** Start Material provided **
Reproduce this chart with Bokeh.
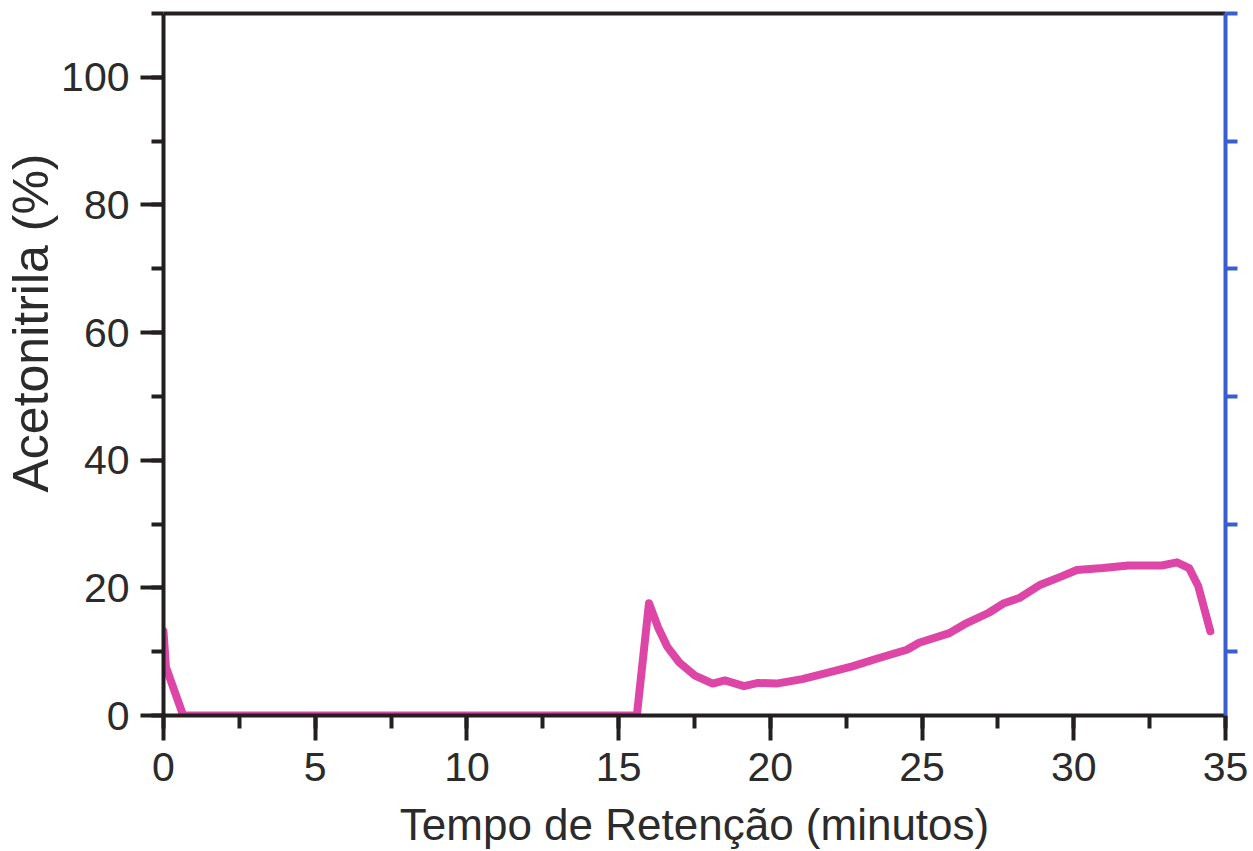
from bokeh.plotting import figure
from bokeh.models import Range1d, LinearAxis, SingleIntervalTicker, FixedTicker, Title
from bokeh.embed import file_html
from bokeh.resources import INLINE

# data
time_min = [0, 0.08, 0.65, 15.6, 16.0, 16.3, 16.6, 17.0, 17.5, 18.1, 18.5, 19.13, 19.6,
            20.2, 21.05, 21.9, 22.7, 23.5, 24.5, 24.9, 25.9, 26.4, 27.2, 27.7, 28.2,
            28.9, 29.6, 30.1, 30.96, 31.8, 32.9, 33.4, 33.8, 34.1, 34.5]
acetonitrile = [13.2, 7.6, 0, 0, 17.6, 13.8, 10.8, 8.3, 6.3, 5.0, 5.5, 4.6, 5.1,
                5.0, 5.7, 6.7, 7.7, 8.9, 10.3, 11.4, 12.9, 14.3, 16.1, 17.6, 18.4,
                20.5, 21.8, 22.8, 23.1, 23.5, 23.5, 24.0, 23.1, 20.3, 13.2]
x_label = "Tempo de Retenção (minutos)"
y_label = "Acetonitrila (%)"
right_ticks = [10, 30, 50, 70, 90, 110]

FONT = "Liberation Sans"
TXT = "#2b2b2b"
AX = "#231f20"

p = figure(width=1253, height=851, output_backend="svg", toolbar_location=None,
           x_range=Range1d(0, 35), y_range=Range1d(0, 110),
           min_border_left=163, min_border_right=28, min_border_top=13,
           min_border_bottom=136, background_fill_color="white",
           border_fill_color="white", outline_line_color=None)
p.grid.visible = False

p.line(time_min, acetonitrile, line_color="#DD46A6", line_width=8,
       line_join="round", line_cap="round")

xa = p.xaxis[0]
xa.ticker = SingleIntervalTicker(interval=5, num_minor_ticks=2)
ya = p.yaxis[0]
ya.ticker = SingleIntervalTicker(interval=20, num_minor_ticks=2)
for ax in (xa, ya):
    ax.axis_label_text_font = FONT
    ax.axis_label_text_font_style = "normal"
    ax.axis_label_text_color = TXT
    ax.major_label_text_font = FONT
    ax.major_label_text_font_size = "41px"
    ax.major_label_text_color = TXT
    ax.axis_line_width = 4
    ax.axis_line_color = AX
    ax.major_tick_line_width = 4
    ax.minor_tick_line_width = 4
    ax.major_tick_line_color = AX
    ax.minor_tick_line_color = AX
    ax.major_tick_in = 0
    ax.minor_tick_in = 0
    ax.major_label_standoff = 12
xa.axis_label = x_label
xa.axis_label_text_font_size = "44px"
xa.axis_label_standoff = 16
xa.major_tick_out = 25
xa.minor_tick_out = 13
ya.major_tick_out = 23
ya.minor_tick_out = 12
ya.major_label_standoff = 11

ytitle = Title(text=y_label, align="right", offset=140, standoff=0,
               text_font=FONT, text_font_size="50px", text_font_style="normal",
               text_color=TXT)
p.add_layout(ytitle, "left")

right = LinearAxis(ticker=FixedTicker(ticks=right_ticks),
                   major_label_overrides={t: "" for t in right_ticks})
right.axis_line_color = "#3a5fcd"
right.axis_line_width = 4
right.major_tick_line_color = "#3a5fcd"
right.major_tick_line_width = 4
right.major_tick_out = 12
right.major_tick_in = 0
right.minor_tick_out = 0
right.minor_tick_in = 0
right.major_label_standoff = 0
right.major_label_text_font_size = "1px"
p.add_layout(right, "right")

top = LinearAxis(ticker=FixedTicker(ticks=[]))
top.axis_line_color = AX
top.axis_line_width = 4
top.major_tick_out = 0
top.major_tick_in = 0
top.minor_tick_out = 0
top.minor_tick_in = 0
top.major_label_standoff = 0
top.major_label_text_font_size = "1px"
p.add_layout(top, "above")

open("out.html", "w").write(file_html(p, INLINE))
** End Material provided **
Copy nothing but the lines from the top of the data down to the line containing "from bokeh.resources import INLINE", and leave the pictures out.

Reply to the task:
Reproduce this chart with Bokeh.
from bokeh.plotting import figure
from bokeh.models import Range1d, LinearAxis, SingleIntervalTicker, FixedTicker, Title
from bokeh.embed import file_html
from bokeh.resources import INLINE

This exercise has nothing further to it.